Tech CEOs find $1 trillion in government savings
Technology CEOs are worried about the state of the Federal government. And they have outlined a strategy to drastically reduce the federal deficit over the next ten years.
The Tech CEO Council, a group made up of top industry CEOs, including Dell's Michael Dell, Intel's Paul Otellini, and Motorola's Greg Brown, has laid out an extensive plan that could help the U.S. government save $1 trillion over the next decade.
Dubbed "One Trillion Reasons," the initiative outlines seven areas where the U.S. government could cut costs or revamp its operational processes to save taxpayers money over the long term. The organization shared its findings with the Obama administration's economic team and the National Commission on Fiscal Responsibility and Reform.
"Our report contains straightforward, proven ways to pare back $1 trillion from the deficit while increasing productivity and enabling sustainable competitiveness," Michael Dell said in a statement. "We're serious about helping to provide solutions for the mounting debt crisis, and we're optimistic that changes today will help lay the foundation for future job growth and innovation for our country."
The council's plans are far-reaching and attack almost every aspect of the federal government.

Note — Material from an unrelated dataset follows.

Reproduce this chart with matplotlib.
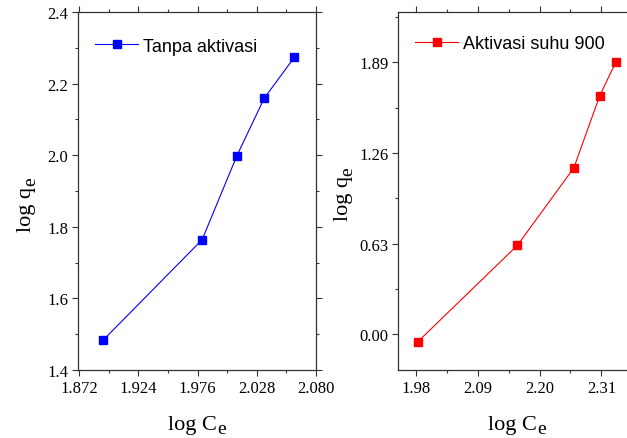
import numpy as np
import matplotlib.pyplot as plt
from matplotlib.ticker import MultipleLocator, FormatStrFormatter

plt.rcParams['font.family'] = 'Liberation Serif'

# data
x_tanpa = [1.8933, 1.9800, 2.0106, 2.0345, 2.0609]
y_tanpa = [1.484, 1.764, 1.999, 2.159, 2.273]
x_900 = [1.9836, 2.1606, 2.2610, 2.3070, 2.3356]
y_900 = [-0.051, 0.618, 1.156, 1.657, 1.890]

xticks_left = [1.872, 1.924, 1.976, 2.028, 2.080]
yticks_left = [1.4, 1.6, 1.8, 2.0, 2.2, 2.4]
xticks_right = [1.98, 2.09, 2.20, 2.31]
yticks_right = [0.00, 0.63, 1.26, 1.89]

fig = plt.figure(figsize=(6.27, 4.39), dpi=100)
ax1 = fig.add_axes([78 / 627, 68 / 439, 238 / 627, 358 / 439])
ax2 = fig.add_axes([398.3 / 627, 68 / 439, 238 / 627, 358 / 439])


def style(ax, xt, yt, xminor, yminor, xfmt, yfmt):
    ax.set_xticks(xt)
    ax.set_yticks(yt)
    ax.xaxis.set_minor_locator(MultipleLocator(xminor))
    ax.yaxis.set_minor_locator(MultipleLocator(yminor))
    ax.xaxis.set_major_formatter(FormatStrFormatter(xfmt))
    ax.yaxis.set_major_formatter(FormatStrFormatter(yfmt))
    ax.tick_params(which='both', direction='out', top=True, right=True,
                   color='#333333', width=0.8)
    ax.tick_params(which='major', length=4, labelsize=12, pad=3)
    ax.tick_params(which='minor', length=2.5)
    for s in ax.spines.values():
        s.set_color('#333333')
        s.set_linewidth(0.9)


def labels(ax, xpos, ypos):
    # label sumbu ala Origin: subscript besar dan turun
    t = ax.text(xpos[0], xpos[1], 'log C', transform=ax.transAxes,
                ha='left', va='top', fontsize=16)
    ax.annotate('e', xy=(1, 0), xycoords=t, xytext=(0.5, -2),
                textcoords='offset points', ha='left', va='bottom', fontsize=14)
    t = ax.text(ypos[0], ypos[1], 'log q', transform=ax.transAxes,
                ha='right', va='bottom', rotation=90, fontsize=16)
    ax.annotate('e', xy=(1, 1), xycoords=t, xytext=(2.5, 0.5),
                textcoords='offset points', ha='right', va='bottom',
                rotation=90, fontsize=14)


ax1.plot(x_tanpa, y_tanpa, color='#0000FF', marker='s', markersize=6, lw=0.8,
         label='Tanpa aktivasi')
ax1.set_xlim(1.871, 2.080)
ax1.set_ylim(1.4, 2.4)
style(ax1, xticks_left, yticks_left, 0.026, 0.1, '%.3f', '%.1f')
labels(ax1, (0.378, -0.126), (-0.176, 0.388))
ax1.legend(loc='center left', bbox_to_anchor=(0.071, 0.905), frameon=False,
           borderpad=0, borderaxespad=0, handlelength=2.4, handletextpad=0.25,
           prop={'family': 'Liberation Sans', 'size': 13})

ax2.plot(x_900, y_900, color='#FF0000', marker='s', markersize=6, lw=0.8,
         label='Aktivasi suhu 900')
ax2.set_xlim(1.949, 2.372)
ax2.set_ylim(-0.247, 2.238)
style(ax2, xticks_right, yticks_right, 0.055, 0.315, '%.2f', '%.2f')
labels(ax2, (0.377, -0.126), (-0.19, 0.418))
ax2.legend(loc='center left', bbox_to_anchor=(0.070, 0.911), frameon=False,
           borderpad=0, borderaxespad=0, handlelength=2.4, handletextpad=0.25,
           prop={'family': 'Liberation Sans', 'size': 13})

fig.savefig('out.png', dpi=100)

First off, the organization believes the federal government should consolidate its many data centers to reduce IT overhead. Currently, the government's data centers cost approximately $76 billion per year, which the organization said could be reduced by 20 percent to 30 percent over the next 10 years. That alone could save the $150 billion to $200 billion over the next decade.
Secondly, the organization contends that the U.S. government should "streamline" its supply chain and make goods-and-service procurement more standardized. The group says such efforts could net the government $500 billion over 10 years.
Analytics also play a key role in the council's plan. According to the CEOs, $200 billion could be saved over the next 10 years by analyzing payments being disbursed through Medicare, federal grants, and tax refunds. In 2008 alone, the Government Accountability Office believes the U.S. lost $72 billion to improper payments. Analytics, the CEOs say, could reduce those losses significantly.
In addition, the council said the government should rely on "electronic self-service" to save $50 billion; sell or auction off many of the "14,000 excess, and 55,000 underutilized buildings in the federal inventory" for a $150 billion savings; cut down on energy use to save $20 billion; and migrate to more shared services for another $50 billion in savings.
Although ideas don't always return ideal results in practice, the council seems confident that its plans could drastically improve the U.S. government's financial standing. In fact, it estimates that its strategy could net the government $920 billion to $1.17 trillion over 10 years.
Not bad. But will the government follow those suggestions? Time will tell.
Correction at 5:08 a.m. PDT: This story initially miscast the range of savings predicted by the Tech CEO Council. The council says that its plan could result in savings of between $920 billion and $1.17 trillion.